# Aep hog!!



## FishJunky (May 20, 2004)

Sunday morning after a wonderful Friday and a rainy and windy day on Sat. we caught alot of fish, but then came Sunday morning. I was in the water for about 10mins and hooked up to a Sumo Wrestler! She took me for a ride in my float tube. She was 24.5inchs, probley 8.5 to 9lbs. Here are the pics.


----------



## JignPig Guide (Aug 3, 2007)

Biggun'. Nice fish.


----------



## Rod Hawg (Jan 13, 2011)

WOW!!! Nice fish man


----------



## fredg53 (Sep 17, 2010)

Flat out pig nice 

Outdoor Hub mobile, the outdoor information engine


----------



## wlfd194 (Apr 19, 2012)

WOW what a bass!!! Got to love AEP ponds! Congrats


----------



## gf319804 (Mar 6, 2007)

Glad you had a good day! That is a dandy!


----------



## kingfisher42 (May 7, 2009)




----------



## mallorian (Feb 19, 2012)

Great fish! Cant wait til i can get down there.


----------



## apd_FISHohio (Mar 14, 2012)

that bass from a float tube musta been a fight to remember. nice fish!


----------



## TexasRigged (Feb 25, 2005)

You did a great job bringing that fish in on 8 lb line. It didn't have a chance. Glad I was there to see her and I was glad to watch her swim away since she was about ready to burst she was so full of eggs.


----------



## FishJunky (May 20, 2004)

Thanks for the help Texas.


----------



## Bimmer (Aug 12, 2011)

Very nice fish!


----------



## TClark (Apr 20, 2007)

That's awesome...congrats!


----------



## db1534 (Mar 18, 2010)

congrats good job


----------



## TerryMayberry (Dec 23, 2009)

Beautiful bass!

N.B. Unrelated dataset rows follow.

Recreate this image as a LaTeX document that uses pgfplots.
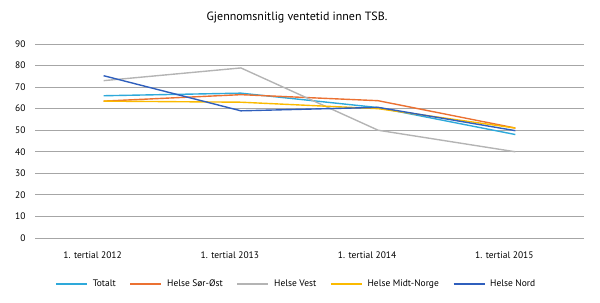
\documentclass[border=0pt]{standalone}
\usepackage{fontspec}
\setmainfont{PT Sans}
\usepackage{pgfplots}
\pgfplotsset{compat=1.18}

\definecolor{ctotalt}{HTML}{2EA9DA}
\definecolor{csorost}{HTML}{EB7132}
\definecolor{cvest}{HTML}{B4B4B4}
\definecolor{cmidt}{HTML}{FBBA00}
\definecolor{cnord}{HTML}{2F5FBD}
\definecolor{cgrid}{HTML}{A6A6A6}

\begin{document}
\begin{tikzpicture}
\useasboundingbox (0,0) rectangle (600bp,303bp);
\node[font=\fontsize{12}{14}\selectfont] at (297bp,285bp) {Gjennomsnitlig ventetid innen TSB.};
\begin{axis}[
  at={(35bp,65bp)}, anchor=south west,
  scale only axis,
  width=549bp, height=194bp,
  xmin=-0.5, xmax=3.5,
  ymin=0, ymax=90,
  ytick={0,10,...,90},
  xtick={0,1,2,3},
  xticklabels={1. tertial 2012,1. tertial 2013,1. tertial 2014,1. tertial 2015},
  axis line style={draw=none},
  major tick length=0pt,
  ymajorgrids,
  grid style={cgrid, line width=1pt},
  tick label style={font=\fontsize{9.5}{11}\selectfont},
  /pgf/number format/assume math mode=true,
  yticklabel style={xshift=-6bp},
  xticklabel style={xshift=-11bp, yshift=-10bp},
  legend columns=5,
  legend style={
    at={(0.476,-0.237)}, anchor=center, draw=none,
    font=\fontsize{9.5}{11}\selectfont,
    /tikz/every odd column/.append style={column sep=3bp},
    /tikz/every even column/.append style={column sep=12bp},
  },
  legend image code/.code={%
    \draw[#1, line width=1.4pt] (0bp,0bp) -- (31bp,0bp);},
]
\addplot[draw=ctotalt, line width=1.4pt] coordinates {(0,66) (1,67.2) (2,60.5) (3,48)};
\addlegendentry{Totalt}
\addplot[draw=csorost, line width=1.4pt] coordinates {(0,63.5) (1,66.5) (2,63.7) (3,51)};
\addlegendentry{Helse Sør-Øst}
\addplot[draw=cvest, line width=1.4pt] coordinates {(0,73) (1,78.9) (2,50) (3,40)};
\addlegendentry{Helse Vest}
\addplot[draw=cmidt, line width=1.4pt] coordinates {(0,63.5) (1,63) (2,60) (3,51)};
\addlegendentry{Helse Midt-Norge}
\addplot[draw=cnord, line width=1.4pt] coordinates {(0,75.3) (1,59) (2,60.6) (3,49.8)};
\addlegendentry{Helse Nord}
\end{axis}
\end{tikzpicture}
\end{document}
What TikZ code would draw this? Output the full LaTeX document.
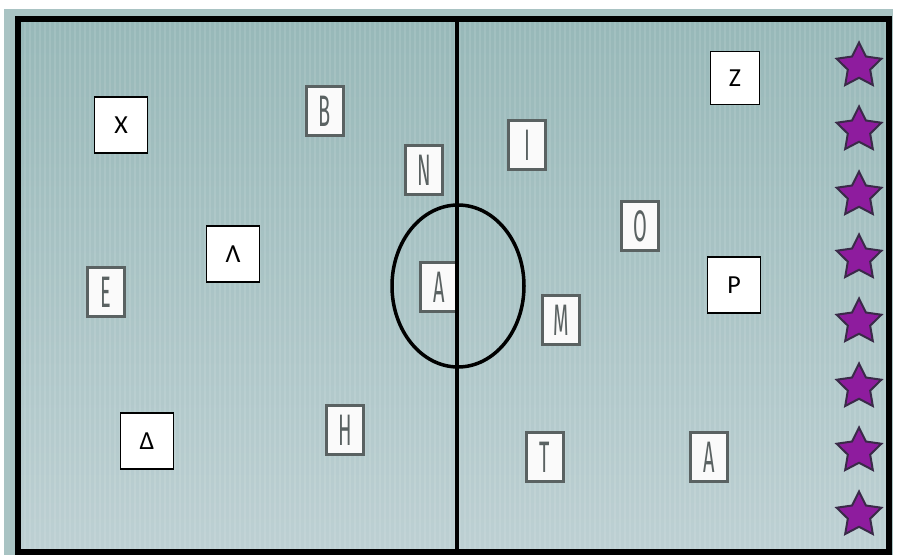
\documentclass[tikz,border=0pt]{standalone}
\usepackage{fontspec}
\usepackage{graphicx}
\usetikzlibrary{shapes.geometric}
\newfontfamily\newboxfont{Carlito}
\newfontfamily\oldboxfont{Fira Sans}
\definecolor{courttop}{HTML}{97B8B8}
\definecolor{courtbot}{HTML}{BDD0D3}
\definecolor{marginc}{HTML}{A9C3C3}
\definecolor{oldgray}{HTML}{5A6262}
\definecolor{starfill}{HTML}{8E1C9E}
\definecolor{starline}{HTML}{3A2A48}
\newcommand{\oldletter}[1]{{\oldboxfont\fontsize{21}{21}\selectfont\scalebox{0.95}[2.1]{#1}}}
\tikzset{
  oldbox/.style={draw=oldgray, line width=2.2pt, fill=white!96!gray, minimum width=37pt, minimum height=49pt, inner sep=0pt, text=oldgray},
  newbox/.style={draw=black, line width=1.6pt, fill=white, minimum width=53pt, minimum height=56pt, inner sep=0pt, font=\newboxfont\fontsize{26}{26}\selectfont},
  starshape/.style={star, star points=5, star point ratio=2.0, minimum size=47pt, inner sep=0pt, fill=starfill, draw=starline, line width=2pt},
  courtline/.style={draw=black, line width=4.5pt},
}
\begin{document}
\begin{tikzpicture}[x=1pt,y=-1pt]
\useasboundingbox (0,0) rectangle (900,559);
\fill[white] (0,0) rectangle (900,559);
\fill[marginc] (4,9) rectangle (893,555);
% court surface
\shade[top color=courttop, bottom color=courtbot] (18,19) rectangle (889,552);
\begin{scope}
  \clip (18,19) rectangle (889,552);
  \foreach \i in {0,...,175} {
    \draw[white, opacity=0.10, line width=1.6pt] (20+5*\i,19) -- (20+5*\i,552);
  }
\end{scope}
% letter boxes (original style)
\node[oldbox] (B) at (325,111) {\oldletter{B}};
\node[oldbox] (N) at (424,170) {\oldletter{N}};
\node[oldbox] (I) at (527,145) {\oldletter{I}};
\node[oldbox] (Ac) at (439,287) {\oldletter{A}};
\node[oldbox] (O) at (640,226) {\oldletter{O}};
\node[oldbox] (E) at (106,292) {\oldletter{E}};
\node[oldbox] (H) at (345,430) {\oldletter{H}};
\node[oldbox] (M) at (561,320) {\oldletter{M}};
\node[oldbox] (T) at (545,457) {\oldletter{T}};
\node[oldbox] (Ar) at (709,457) {\oldletter{A}};
% letter boxes (new style)
\node[newbox] (X) at (121,125) {X};
\node[newbox] (Lam) at (233,254) {Λ};
\node[newbox] (Del) at (147,441) {Δ};
\node[newbox, minimum width=49pt, minimum height=53pt] (Z) at (735,78) {Z};
\node[newbox] (P) at (734,285) {P};
% court lines
\draw[courtline] (457,19) -- (457,552);
\draw[draw=black, line width=3.5pt] (458,286) ellipse [x radius=66, y radius=81];
\draw[draw=black, line width=5.5pt] (18,19) rectangle (889,552);
% stars
\foreach \k/\y in {1/66,2/130,3/195,4/258,5/322,6/387,7/451,8/515} {
  \node[starshape] (s\k) at (859,\y) {};
}
\end{tikzpicture}
\end{document}
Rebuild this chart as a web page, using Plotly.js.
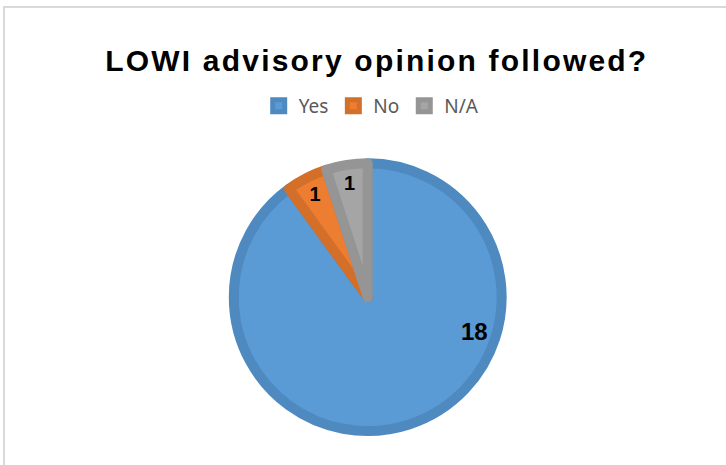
<!DOCTYPE html>
<html>
<head>
<meta charset="utf-8">
<script src="https://cdn.plot.ly/plotly-3.0.1.min.js"></script>
<style>
html,body{margin:0;padding:0;background:#fff;}
#wrap{position:relative;width:726px;height:465px;overflow:hidden;}
#frame{position:absolute;left:3px;top:6px;width:800px;height:600px;border-left:2px solid #d9d9d9;border-top:2px solid #d9d9d9;pointer-events:none;}
#chart{position:absolute;left:0;top:0;width:726px;height:465px;}
#chart .gtitle{letter-spacing:2.2px;}
</style>
</head>
<body>
<div id="wrap"><div id="chart"></div><div id="frame"></div></div>
<script>
const categories = ["Yes", "No", "N/A"];
const values = [18, 1, 1];
const fillColors = ["#5B9BD5", "#ED7D31", "#A5A5A5"];
const borderColors = ["#4E89C0", "#D46F2A", "#959595"];

// The large slice's label is placed like the original (right side); small slices use Plotly's inside text.
const sliceText = values.map((v, i) => i === 0 ? "" : String(v));

const trace = {
  type: "pie",
  labels: categories,
  values: values,
  sort: false,
  direction: "clockwise",
  rotation: 0,
  marker: {colors: fillColors, line: {color: borderColors, width: 10}},
  text: sliceText,
  textinfo: "text",
  textposition: "inside",
  insidetextorientation: "horizontal",
  textfont: {family: "Liberation Sans, Arial, sans-serif", size: 20, color: "#000", weight: "bold"},
  domain: {x: [0.322, 0.691], y: [0.073, 0.649]},
  hoverinfo: "label+value"
};

const layout = {
  width: 726, height: 465,
  margin: {l: 0, r: 0, t: 0, b: 0},
  paper_bgcolor: "#fff",
  title: {text: "<b>LOWI advisory opinion followed?</b>", x: 0.519, xanchor: "center", y: 0.87, yanchor: "middle",
    font: {family: "Liberation Sans, Arial, sans-serif", size: 30, color: "#000"}},
  showlegend: true,
  legend: {orientation: "h", x: 0.512, xanchor: "center", y: 0.772, yanchor: "middle",
    font: {family: "Noto Sans, sans-serif", size: 19, color: "#595959"}, itemwidth: 30, traceorder: "normal"},
  annotations: [{
    text: "<b>" + values[0] + "</b>", xref: "paper", yref: "paper", x: 0.654, y: 0.288,
    xanchor: "center", yanchor: "middle", showarrow: false,
    font: {family: "Liberation Sans, Arial, sans-serif", size: 24, color: "#000"}
  }]
};

Plotly.newPlot("chart", [trace], layout, {displayModeBar: false, staticPlot: true});
</script>
</body>
</html>
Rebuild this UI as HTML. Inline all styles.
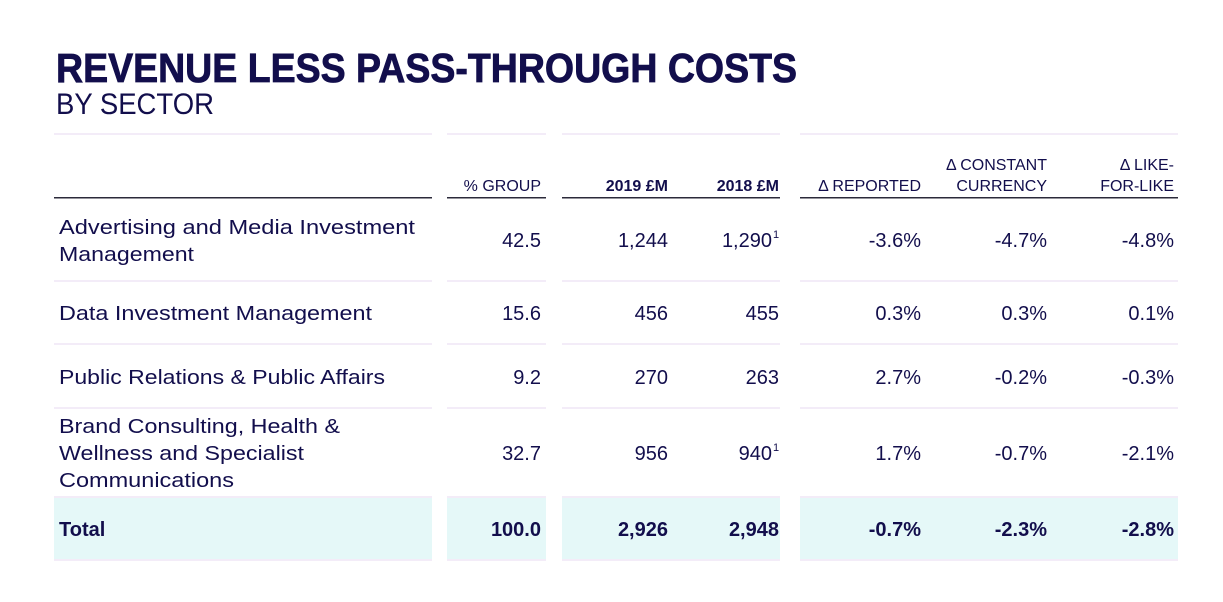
<!DOCTYPE html>
<html><head><meta charset="utf-8"><style>
html,body{margin:0;padding:0;background:#fff;}
svg{display:block;}
text{font-family:"Liberation Sans",sans-serif;fill:#120e4c;}
.h{font-size:16px;}
.b{font-size:20px;}
.r{text-anchor:end;}
.bold{font-weight:bold;}
</style></head><body>
<svg width="1223" height="602" viewBox="0 0 1223 602" xmlns="http://www.w3.org/2000/svg">
<text x="56" y="82" font-size="41" font-weight="bold" textLength="741" lengthAdjust="spacingAndGlyphs" stroke="#120e4c" stroke-width="0.8">REVENUE LESS PASS-THROUGH COSTS</text>
<text x="56" y="114" font-size="30" textLength="158" lengthAdjust="spacingAndGlyphs">BY SECTOR</text>

<g fill="#e5f8f8">
<rect x="54" y="497" width="378" height="63"/>
<rect x="447" y="497" width="99" height="63"/>
<rect x="562" y="497" width="218" height="63"/>
<rect x="800" y="497" width="378" height="63"/>
</g>
<g fill="#f3ecf8">
<rect x="54" y="133" width="378" height="2"/><rect x="447" y="133" width="99" height="2"/><rect x="562" y="133" width="218" height="2"/><rect x="800" y="133" width="378" height="2"/>
<rect x="54" y="280" width="378" height="2"/><rect x="447" y="280" width="99" height="2"/><rect x="562" y="280" width="218" height="2"/><rect x="800" y="280" width="378" height="2"/>
<rect x="54" y="343" width="378" height="2"/><rect x="447" y="343" width="99" height="2"/><rect x="562" y="343" width="218" height="2"/><rect x="800" y="343" width="378" height="2"/>
<rect x="54" y="407" width="378" height="2"/><rect x="447" y="407" width="99" height="2"/><rect x="562" y="407" width="218" height="2"/><rect x="800" y="407" width="378" height="2"/>
<rect x="54" y="496" width="378" height="2"/><rect x="447" y="496" width="99" height="2"/><rect x="562" y="496" width="218" height="2"/><rect x="800" y="496" width="378" height="2"/>
<rect x="54" y="559" width="378" height="2"/><rect x="447" y="559" width="99" height="2"/><rect x="562" y="559" width="218" height="2"/><rect x="800" y="559" width="378" height="2"/>
</g>
<g fill="#2b2a3a">
<rect x="54" y="197" width="378" height="1.5"/><rect x="447" y="197" width="99" height="1.5"/><rect x="562" y="197" width="218" height="1.5"/><rect x="800" y="197" width="378" height="1.5"/>
</g>
<text class="h r" x="541" y="191">% GROUP</text>
<text class="h r bold" x="668" y="191">2019 £M</text>
<text class="h r bold" x="779" y="191">2018 £M</text>
<text class="h r" x="921" y="191">Δ REPORTED</text>
<text class="h r" x="1047" y="170">Δ CONSTANT</text>
<text class="h r" x="1047" y="191">CURRENCY</text>
<text class="h r" x="1174" y="170">Δ LIKE-</text>
<text class="h r" x="1174" y="191">FOR-LIKE</text>

<text class="b" x="59" y="234" textLength="356" lengthAdjust="spacingAndGlyphs">Advertising and Media Investment</text>
<text class="b" x="59" y="261" textLength="135" lengthAdjust="spacingAndGlyphs">Management</text>
<text class="b r" x="541" y="247">42.5</text>
<text class="b r" x="668" y="247">1,244</text>
<text class="b r" x="772" y="247">1,290</text><text x="773" y="238" font-size="11">1</text>
<text class="b r" x="921" y="247">-3.6%</text>
<text class="b r" x="1047" y="247">-4.7%</text>
<text class="b r" x="1174" y="247">-4.8%</text>
<text class="b" x="59" y="320" textLength="313" lengthAdjust="spacingAndGlyphs">Data Investment Management</text>
<text class="b r" x="541" y="320">15.6</text>
<text class="b r" x="668" y="320">456</text>
<text class="b r" x="779" y="320">455</text>
<text class="b r" x="921" y="320">0.3%</text>
<text class="b r" x="1047" y="320">0.3%</text>
<text class="b r" x="1174" y="320">0.1%</text>
<text class="b" x="59" y="384" textLength="326" lengthAdjust="spacingAndGlyphs">Public Relations &amp; Public Affairs</text>
<text class="b r" x="541" y="384">9.2</text>
<text class="b r" x="668" y="384">270</text>
<text class="b r" x="779" y="384">263</text>
<text class="b r" x="921" y="384">2.7%</text>
<text class="b r" x="1047" y="384">-0.2%</text>
<text class="b r" x="1174" y="384">-0.3%</text>
<text class="b" x="59" y="433" textLength="281" lengthAdjust="spacingAndGlyphs">Brand Consulting, Health &amp;</text>
<text class="b" x="59" y="460" textLength="245" lengthAdjust="spacingAndGlyphs">Wellness and Specialist</text>
<text class="b" x="59" y="487" textLength="175" lengthAdjust="spacingAndGlyphs">Communications</text>
<text class="b r" x="541" y="460">32.7</text>
<text class="b r" x="668" y="460">956</text>
<text class="b r" x="772" y="460">940</text><text x="773" y="451" font-size="11">1</text>
<text class="b r" x="921" y="460">1.7%</text>
<text class="b r" x="1047" y="460">-0.7%</text>
<text class="b r" x="1174" y="460">-2.1%</text>
<text class="b bold" x="59" y="536">Total</text>
<text class="b r bold" x="541" y="536">100.0</text>
<text class="b r bold" x="668" y="536">2,926</text>
<text class="b r bold" x="779" y="536">2,948</text>
<text class="b r bold" x="921" y="536">-0.7%</text>
<text class="b r bold" x="1047" y="536">-2.3%</text>
<text class="b r bold" x="1174" y="536">-2.8%</text>
</svg>
</body></html>
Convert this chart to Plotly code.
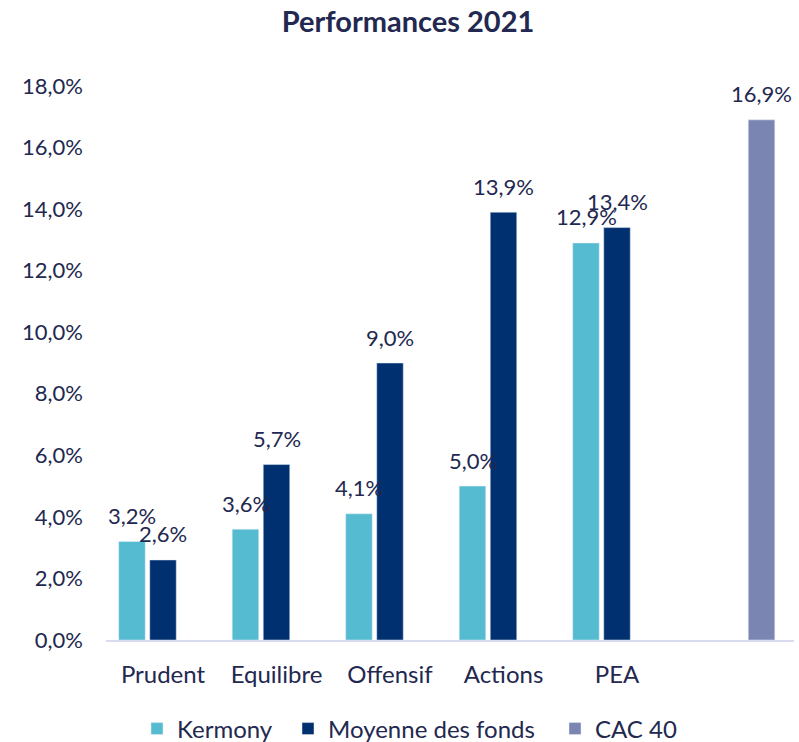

One of these days i'm gonna have to check AEP out.


----------



## Tokugawa (Apr 29, 2008)

Oh man - sweet fish!


----------



## turkeyt (Apr 13, 2006)

Now, that's what you call a "Bucket Mouth". Oh what a feeling!! Atta Boy!!!


----------



## FLIPNPITCH (Apr 15, 2009)

Thats a dandy!! Congrats!


----------